To demonstrate this point, Milk and Honey cofounder Simon Fried was on hand to guide visitors through a range of whiskeys from Kavalan, Taiwan’s first distillery.
Swan also oversees Kavalan and, utilizing the East Asian country’s warm climates, has been able to produce truly amazing whiskeys at ages not possible in colder areas. They are hoping for the same effect in Israel and are scouting locations throughout the country to find the most suitable area for the aging process. The company expects to have its first malt for sale in four years.
Another new Israeli company was on hand as well: Cyclamen, producers of a whiskey liqueur. The company is located in Kiryat Tivon, the symbol of which – the cyclamen flower – lends its name to the company. Cyclamen was founded a year and a half ago by 24-year-old Eyal Moshe.
Moshe is self-taught, having learned the business through the Internet and books, and he has created a fantastic product. He brings in barley from Germany, processes it here, and then distills it twice. The spirit is aged in oak barrels with American oak chips, as well as a vanilla extract made on site. After aging for up to a year, the result is a slightly sweet, easy-drinking dessert-style liqueur. According to Noga Shahar, Moshe’s girlfriend, the product is currently for sale only in the North, but they do have plans to expand soon to other parts of the country.
With so many options on hand, the mood of last week’s event was light and fun. Guests were laughing and socializing and truly enjoying themselves. There were no strangers; everyone shared what they thought of what was currently in their glass, with whoever was standing nearby.
The comments about the event were positive, with most people excited about the format and impressed with the turnout.
Swan, who was on his first visit to Israel, was particularly impressed. When asked about the future of whiskey in Israel, he said, “Look at this show. It’s packed. I have been to Whisky Live events all over the world, and the first year is usually very slow.”

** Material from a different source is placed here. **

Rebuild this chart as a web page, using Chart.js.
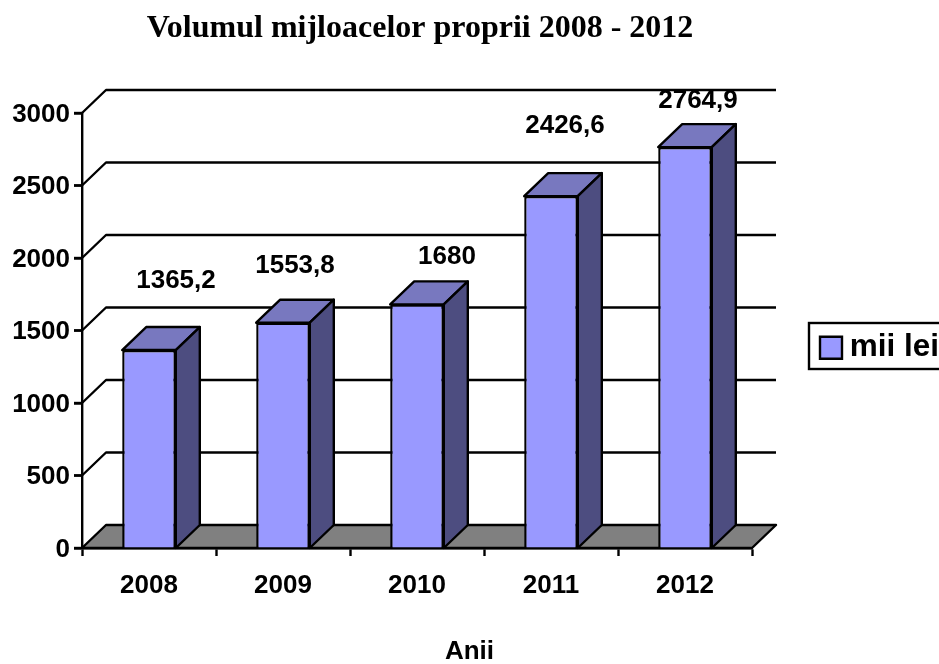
<!DOCTYPE html>
<html>
<head>
<meta charset="utf-8">
<title>Volumul mijloacelor proprii</title>
<script src="https://cdn.jsdelivr.net/npm/chart.js@4"></script>
<style>
  html, body { margin: 0; padding: 0; background: #fff; overflow: hidden; }
  canvas { display: block; }
</style>
</head>
<body>
<canvas id="myChart" width="939" height="664"></canvas>
<script>
var years = ["2008", "2009", "2010", "2011", "2012"];
var values = [1365.2, 1553.8, 1680, 2426.6, 2764.9];
var seriesName = "mii lei";
var chartTitle = "Volumul mijloacelor proprii 2008 - 2012";
var axisTitle = "Anii";

// the value labels sit away from the bars in the original
var labelShiftX = [27, 12, 30, 14, 13];
var labelShiftY = [-69, -57, -48, -70, -46];

var depthX = 24;
var depthY = 23;
var tickLen = 8;
var lineW = 2.4;
var arial = "'Liberation Sans', Arial, sans-serif";

function poly(ctx, pts, fill) {
  ctx.beginPath();
  ctx.moveTo(pts[0][0], pts[0][1]);
  for (var i = 1; i < pts.length; i++) ctx.lineTo(pts[i][0], pts[i][1]);
  if (fill) {
    ctx.closePath();
    ctx.fillStyle = fill;
    ctx.fill();
  }
  ctx.strokeStyle = "#000";
  ctx.lineWidth = lineW;
  ctx.lineJoin = "round";
  ctx.stroke();
}

var threeD = {
  id: "threeD",
  // put title, axis title and legend where the original has them
  afterLayout: function (chart) {
    chart.titleBlock.left = 0;
    chart.titleBlock.right = 840;
    var sub = chart.boxes.find(function (b) { return b.options.text === axisTitle; });
    sub.left = 0;
    sub.right = 939;
    sub.top = 636.4;
    sub.bottom = 667.6;
    var lg = chart.legend;
    lg.left = 809;
    lg.top = 321;
    lg.right = 939;
    lg.bottom = 369;
  },
  // back wall and floor go under the axes
  beforeDraw: function (chart) {
    var ctx = chart.ctx, a = chart.chartArea, y = chart.scales.y;
    ctx.save();
    poly(ctx, [
      [a.left, a.bottom], [a.left + depthX, a.bottom - depthY],
      [a.right + depthX, a.bottom - depthY], [a.right, a.bottom]
    ], "#808080");
    y.ticks.forEach(function (t) {
      var py = y.getPixelForValue(t.value);
      poly(ctx, [[a.left - tickLen, py], [a.left, py]]);
      if (t.value === 0) return;
      poly(ctx, [[a.left, py], [a.left + depthX, py - depthY], [a.right + depthX, py - depthY]]);
    });
    ctx.restore();
  },
  beforeDatasetsDraw: function (chart) {
    var ctx = chart.ctx, base = chart.scales.y.getPixelForValue(0);
    ctx.save();
    chart.getDatasetMeta(0).data.forEach(function (bar) {
      var l = bar.x - bar.width / 2, r = bar.x + bar.width / 2, t = bar.y;
      poly(ctx, [[l, t], [l + depthX, t - depthY], [r + depthX, t - depthY], [r, t]], "#7878bf");
      poly(ctx, [[r, t], [r + depthX, t - depthY], [r + depthX, base - depthY], [r, base]], "#4d4d80");
    });
    ctx.restore();
  },
  afterDraw: function (chart) {
    var ctx = chart.ctx, lg = chart.legend;
    ctx.save();
    ctx.strokeStyle = "#000";
    ctx.lineWidth = lineW;
    ctx.strokeRect(lg.left, lg.top + 2, lg.right - lg.left + 10, lg.bottom - lg.top - 2);
    // value labels
    ctx.font = "bold 26px " + arial;
    ctx.fillStyle = "#000";
    ctx.textAlign = "center";
    ctx.textBaseline = "middle";
    chart.getDatasetMeta(0).data.forEach(function (bar, i) {
      ctx.fillText(String(values[i]).replace(".", ","), bar.x + labelShiftX[i], bar.y + labelShiftY[i]);
    });
    ctx.restore();
  }
};

new Chart("myChart", {
  type: "bar",
  data: {
    labels: years,
    datasets: [{
      label: seriesName,
      data: values,
      backgroundColor: "#9999ff",
      borderColor: "#000",
      borderWidth: lineW,
      barPercentage: 0.4,
      categoryPercentage: 1
    }]
  },
  plugins: [threeD],
  options: {
    responsive: false,
    animation: false,
    layout: { padding: { top: 0, left: 0, right: 187, bottom: 0 } },
    plugins: {
      tooltip: { enabled: false },
      title: {
        display: true,
        text: chartTitle,
        color: "#000",
        font: { family: "'Liberation Serif', 'Times New Roman', serif", size: 32, weight: "bold" },
        padding: { top: 10, bottom: 64.6 }
      },
      subtitle: {
        display: true,
        position: "bottom",
        text: axisTitle,
        color: "#000",
        font: { family: arial, size: 26, weight: "bold" },
        padding: 0
      },
      legend: {
        position: "chartArea",
        align: "start",
        labels: {
          color: "#000",
          font: { family: arial, size: 31.5, weight: "bold" },
          boxWidth: 22,
          boxHeight: 22,
          padding: 11,
          textAlign: "right"
        }
      }
    },
    scales: {
      x: {
        afterFit: function (s) { s.height = 84.8; },
        grid: { drawOnChartArea: false, drawTicks: true, tickLength: tickLen, tickColor: "#000", tickWidth: lineW, offset: true },
        border: { color: "#000", width: lineW },
        ticks: { color: "#000", font: { family: arial, size: 26, weight: "bold" }, padding: 14, maxRotation: 0 }
      },
      y: {
        min: 0,
        max: 3000,
        afterFit: function (s) { s.width = 82; },
        grid: { drawOnChartArea: false, drawTicks: true, tickLength: tickLen, tickColor: "#000", tickWidth: lineW },
        border: { color: "#000", width: lineW },
        ticks: {
          stepSize: 500,
          color: "#000",
          font: { family: arial, size: 26, weight: "bold" },
          padding: 4,
          labelOffset: 1.5,
          callback: function (v) { return String(v); }
        }
      }
    }
  }
});
</script>
</body>
</html>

Still, one complaint heard throughout the night was about the cost of whiskey in the country. Prices here can be double that in the United States, making an already expensive hobby unattainable for many Israelis. This has resulted in the vast majority of the country’s whiskey sales taking place in duty-free shops.
A desire that everyone in attendance shared was that taxes would continue to drop on these products, making it easier for people to treat themselves to higher- end whiskeys.
Although it is still unclear whether the event will take place again next year, the general consensus is that it should. It gave people with similar interests a night to try new things and share their passion with other enthusiasts. Many saw it as a sign of Israel’s coming of age and were thrilled to be able to attend such an event in Tel Aviv.
Of course, you can’t please everyone.
“Our wives weren’t very happy,” joked Berman. “But they said, take 24 hours and enjoy yourself.”